EL HOMBRE EN LA
NOCHE
INÉS ARREDONDO
De pie, a mitad de la ciudad, a
mitad de la calle, el hombre se siente a sí mismo. Llueve y una cortina de
lágrimas lo envuelve: algo llora sobre su existencia, sobre su pensamiento,
sobre su corazón. No es posible escuchar sino los pasos en sordina de la
lluvia. La gran ciudad, avergonzada, calla, las luces de los coches lamen sus
ojos al pasar cansadas y artificiales y él cree que lo miran cientos de
cortesanas. Los edificios se levantan tiesos y grises, como los amigos; los
árboles no son sino fantasmas que han venido de los bosques a aumentar la
desolación; el suelo mojado, tendido a sus pies, remeda grotescamente al cielo
y a las luces. Y el amor se ha quedado atrás, en la carcajada estridente de una
muchacha.
De pie, el hombre siente a la
noche sobre su frente de piedra. Entre sus dientes de luna repta el frío del
espanto y se va quedando mudo, único en su soledad, en medio del silencio
cósmico…
Se repite que es panteísta sólo
para recordar a Dios, pero de su alma seca se escapa la esencia de las cosas,
los signos del amor se enturbian ante sus pupilas dilatadas, y entonces Dios es
frío como la lluvia, venal como las luces e insondable como la noche… Solamente
sabe que Dios no es padre y que la eternidad se tiende ante el hombre como una
espantosa lengua oscura.
De pie, el hombre intenta pensar
en su madre. La llama desesperadamente en un grito que se quiebra en el final
de la calle, y entonces puede entreverla, crucificada por sus palabras en el
cielo tembloroso que han dibujado sus labios. Sí, es ella, ante el Cristo
agonizante, ella con sus ojos doloridos y sus llagadas manos nazarenas. ¡Es
ella: la madre!
Pero tiene que cerrar los ojos
para no mirarla más: ¡cómo ofenderla contemplándola a la luz desvergonzada de
un farol? Le hace falta la luna para que ilumine las suaves facciones de su
afecto… Pero Artemisa, egoísta como todas las vírgenes, se ha marchado y la
lluvia se ríe de él y de su esfuerzo por encontrarla. Y… ¿por qué la madre en
cruz necesita, cada vez más, de la diosa pagana?…
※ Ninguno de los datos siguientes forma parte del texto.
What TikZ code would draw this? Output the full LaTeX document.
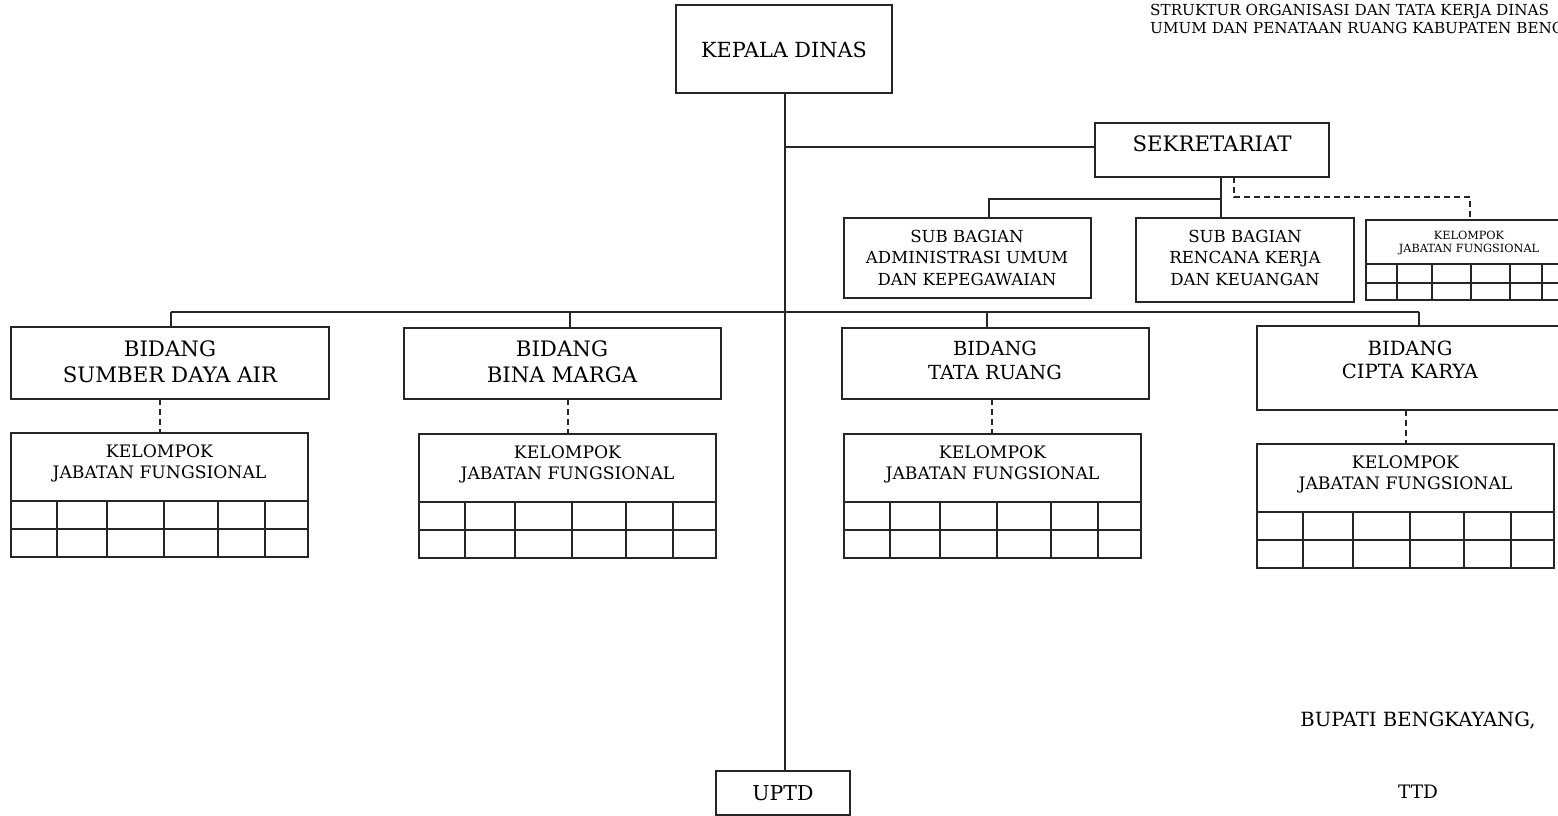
\documentclass[tikz,border=0pt]{standalone}
\usepackage{fontspec}
\setmainfont{DejaVu Serif}
\usetikzlibrary{calc}
\tikzset{
  box/.style={draw=black!85, line width=1.3pt, inner sep=0pt, outer sep=0pt},
  lbl/.style={align=center, inner sep=0pt, text=black},
  conn/.style={draw=black!85, line width=1.3pt},
  dconn/.style={draw=black!85, line width=1.3pt, dash pattern=on 6pt off 4pt},
}
\newcommand\kjfbox[3]{%
  \node[box, anchor=north west, minimum width=297pt, minimum height=124pt] (#1) at (#2,#3) {};
  \draw[conn] ($(#1.north west)+(0,68)$) -- ++(297,0);
  \draw[conn] ($(#1.north west)+(0,96)$) -- ++(297,0);
  \foreach \o in {46,96,153,207,254} {\draw[conn] ($(#1.north west)+(\o,68)$) -- ++(0,56);}
  \node[lbl, font=\fontsize{17.2}{21}\selectfont] at ($(#1.north)+(0,30)$) {KELOMPOK\\JABATAN FUNGSIONAL};
}
\begin{document}
\begin{tikzpicture}[x=1pt,y=-1pt]
\clip (0,0) rectangle (1558,816);
\useasboundingbox (0,0) rectangle (1558,816);

% top right title
\node[lbl, anchor=west, align=left, font=\fontsize{15.2}{18}\selectfont] (title) at (1150,19) {STRUKTUR ORGANISASI DAN TATA KERJA DINAS\\UMUM DAN PENATAAN RUANG KABUPATEN BENG};

% boxes
\node[box, anchor=north west, minimum width=216pt, minimum height=88pt] (kd) at (676,5) {};
\node[lbl, font=\fontsize{20.8}{25}\selectfont] at (784,50) {KEPALA DINAS};

\node[box, anchor=north west, minimum width=134pt, minimum height=44pt] (uptd) at (716,771) {};
\node[lbl, font=\fontsize{20.5}{24}\selectfont] at (783,793) {UPTD};

\node[box, anchor=north west, minimum width=234pt, minimum height=54pt] (sek) at (1095,123) {};
\node[lbl, font=\fontsize{21.3}{25}\selectfont] at (1212,144) {SEKRETARIAT};

\node[box, anchor=north west, minimum width=247pt, minimum height=80pt] (sba) at (844,218) {};
\node[lbl, font=\fontsize{16.6}{21.5}\selectfont] at (967,257.5) {SUB BAGIAN\\ADMINISTRASI UMUM\\DAN KEPEGAWAIAN};

\node[box, anchor=north west, minimum width=218pt, minimum height=84pt] (sbr) at (1136,218) {};
\node[lbl, font=\fontsize{16.6}{21.5}\selectfont] at (1245,257.5) {SUB BAGIAN\\RENCANA KERJA\\DAN KEUANGAN};

% small kelompok box
\node[box, anchor=north west, minimum width=208pt, minimum height=80pt] (ksm) at (1366,220) {};
\draw[conn] (1366,264) -- (1574,264);
\draw[conn] (1366,283) -- (1574,283);
\foreach \x in {1397,1432,1471,1510,1542} {\draw[conn] (\x,264) -- (\x,300);}
\node[lbl, font=\fontsize{11.3}{13}\selectfont] at (1469,242.5) {KELOMPOK\\JABATAN FUNGSIONAL};

% bidang
\node[box, anchor=north west, minimum width=318pt, minimum height=72pt] (bsda) at (11,327) {};
\node[lbl, font=\fontsize{21.3}{26}\selectfont] at (170,362) {BIDANG\\SUMBER DAYA AIR};

\node[box, anchor=north west, minimum width=317pt, minimum height=71pt] (bbm) at (404,328) {};
\node[lbl, font=\fontsize{21.3}{26}\selectfont] at (562,362) {BIDANG\\BINA MARGA};

\node[box, anchor=north west, minimum width=307pt, minimum height=71pt] (btr) at (842,328) {};
\node[lbl, font=\fontsize{19.4}{24}\selectfont] at (995,360) {BIDANG\\TATA RUANG};

\node[box, anchor=north west, minimum width=320pt, minimum height=84pt] (bck) at (1257,326) {};
\node[lbl, font=\fontsize{19.6}{23}\selectfont] at (1410,359.5) {BIDANG\\CIPTA KARYA};

% kelompok boxes
\kjfbox{k1}{11}{433}
\kjfbox{k2}{419}{434}
\kjfbox{k3}{844}{434}
\kjfbox{k4}{1257}{444}

% bottom right
\node[lbl, font=\fontsize{19.6}{22}\selectfont] (bupati) at (1418,721) {BUPATI BENGKAYANG,};
\node[lbl, font=\fontsize{18.5}{22}\selectfont] (ttd) at (1418,792) {TTD};

% connectors
\coordinate (trunk) at (785,147);
\draw[conn] (kd.south -| trunk) -- (uptd.north -| trunk);
\draw[conn] (trunk) -- (trunk -| sek.west);

\coordinate (sj) at (1221,199);
\draw[conn] (sek.south -| sj) -- (sbr.north -| sj);
\draw[conn] (sj) -| (989,199) -- (sba.north -| 989,0);
\draw[dconn] (sek.south -| 1234,0) -- (1234,197) -- (1470,197) -- (ksm.north -| 1470,0);

\draw[conn] (171,312) -- (1419,312);
\draw[conn] (171,312) -- (bsda.north -| 171,0);
\draw[conn] (570,312) -- (bbm.north -| 570,0);
\draw[conn] (987,312) -- (btr.north -| 987,0);
\draw[conn] (1419,312) -- (bck.north -| 1419,0);

\draw[dconn] (bsda.south -| 160,0) -- (k1.north -| 160,0);
\draw[dconn] (bbm.south -| 568,0) -- (k2.north -| 568,0);
\draw[dconn] (btr.south -| 992,0) -- (k3.north -| 992,0);
\draw[dconn] (bck.south -| 1406,0) -- (k4.north -| 1406,0);
\end{tikzpicture}
\end{document}
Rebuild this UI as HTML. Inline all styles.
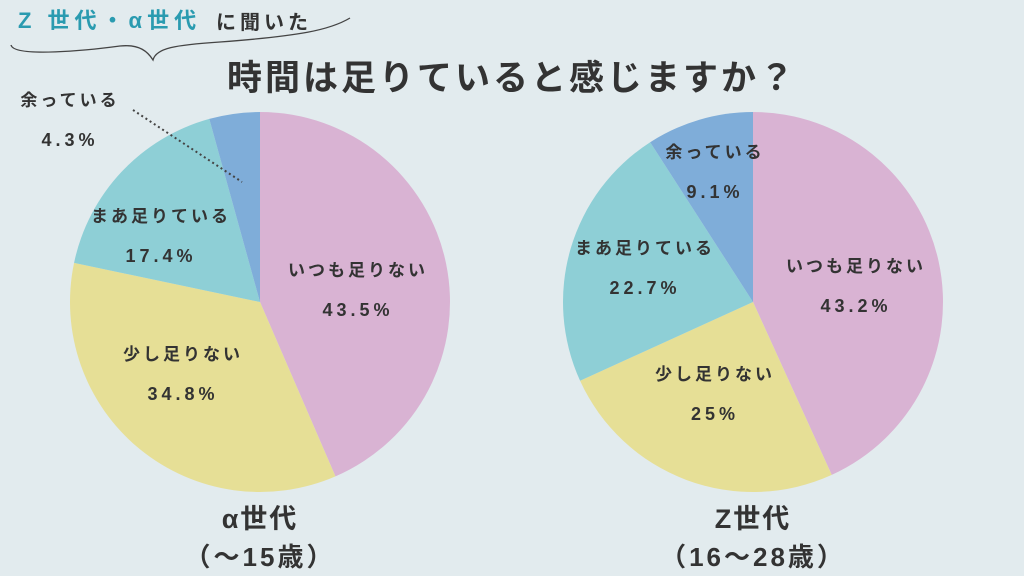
<!DOCTYPE html>
<html><head><meta charset="utf-8"><style>
html,body{margin:0;padding:0;background:#e2ebee;}
svg{display:block;}
text{font-family:"Liberation Sans","Noto Sans CJK JP",sans-serif;fill:#333;}
</style></head><body>
<svg id="chart" width="1024" height="576" viewBox="0 0 1024 576">
<rect width="1024" height="576" fill="#e2ebee"/>
<text x="18" y="28" font-size="22" font-weight="bold" style="fill:#2a9bb0" letter-spacing="5">Z 世代・α世代</text>
<text x="216" y="29" font-size="20" font-weight="bold" letter-spacing="4">に聞いた</text>
<path d="M11,45 C14,58 90,50 120,46 C140,44 148,52 153,60 C156,48 175,45 220,42 C300,36 330,30 350,18" fill="none" stroke="#444" stroke-width="1.3"/>
<text x="512" y="90" font-size="35" font-weight="bold" text-anchor="middle" letter-spacing="3">時間は足りていると感じますか？</text>
<g id="pies"></g>
<line x1="133" y1="110" x2="242" y2="182" stroke="#444" stroke-width="2" stroke-dasharray="2,3"/>
<text x="260" y="528" font-size="27" font-weight="bold" text-anchor="middle" letter-spacing="2">α世代</text>
<text x="260" y="566" font-size="26" font-weight="bold" text-anchor="middle" letter-spacing="3">（〜15歳）</text>
<text x="753" y="528" font-size="27" font-weight="bold" text-anchor="middle" letter-spacing="2">Z世代</text>
<text x="753" y="566" font-size="26" font-weight="bold" text-anchor="middle" letter-spacing="3">（16〜28歳）</text>
</svg>
<script>
const categories = ["いつも足りない","少し足りない","まあ足りている","余っている"];
const alphaValues = [43.5, 34.8, 17.4, 4.3];
const zValues = [43.2, 25, 22.7, 9.1];
const alphaLabels = ["43.5%","34.8%","17.4%","4.3%"];
const zLabels = ["43.2%","25%","22.7%","9.1%"];
const colors = ["#d9b3d3","#e6df96","#8ecfd6","#7fadd9"];
const NS="http://www.w3.org/2000/svg";
const g=document.getElementById('pies');
function mk(t,a){const e=document.createElementNS(NS,t);for(const k in a)e.setAttribute(k,a[k]);return e;}
function pie(cx,cy,r,vals,labels,prefix,labelPos){
  const tot=vals.reduce((a,b)=>a+b,0);let a0=0;
  vals.forEach((v,i)=>{
    const a1=a0+v/tot*2*Math.PI;
    const x0=cx+r*Math.sin(a0),y0=cy-r*Math.cos(a0),x1=cx+r*Math.sin(a1),y1=cy-r*Math.cos(a1);
    const p=mk('path',{d:`M${cx},${cy}L${x0},${y0}A${r},${r} 0 ${a1-a0>Math.PI?1:0} 1 ${x1},${y1}Z`,fill:colors[i]});
    
    
    g.appendChild(p);
    const lp=labelPos[i];
    const t1=mk('text',{x:lp[0],y:lp[1],'font-size':17,'font-weight':'bold','text-anchor':'middle','letter-spacing':3});
    t1.textContent=categories[i];
    
    
    g.appendChild(t1);
    const t2=mk('text',{x:lp[0],y:lp[1]+40,'font-size':18,'font-weight':'bold','text-anchor':'middle','letter-spacing':4});
    t2.textContent=labels[i];
    
    
    g.appendChild(t2);
    a0=a1;
  });
}
pie(260,302,190,alphaValues,alphaLabels,'alpha',[[358,276],[183,360],[161,222],[70,106]]);
pie(753,302,190,zValues,zLabels,'z',[[856,272],[715,380],[645,254],[715,158]]);
</script>
</body></html>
Pero ya la madre no importa, la
lluvia no importa, ya las luces no importan: ante el hombre está desnuda la
noche.
El lucero cabalgaba sobre la
espalda de la tarde, pero la tarde, asustada, saltó la cerca del horizonte y el
lucero se apagó de frío entre las fauces de la oscuridad… ¿En dónde están las
cenizas del lucero?… Cierto que sobre su muerte lloró el cielo, mas a las nubes
las ahogó lo negro y la lluvia no es ahora sino una treta del misterio.
El hombre ya no tiene sangre, por
sus venas circula el aliento de la noche y la noche es la boca de la muerte: el
hombre se ha quedado solo ante la muerte… Allá, al final de la calle, está su
vientre insondable. Ella lo liberará de sí mismo y de las obsesionantes luces,
ella es quizá todo lo que tiene… quizá allí estén la verdad y el amor. Ella lo
llama. Lo hipnotiza con el suave redoble del agua. El hombre está solo ante la
muerte. Va a empezar a caminar, pero entonces siente en las ideas confusas de su
mente, en las razones vagas de su sangre, que no puede morir, y se queda,
sigue, a mitad de la calle, a mitad de la noche, a mitad de la soledad, de pie.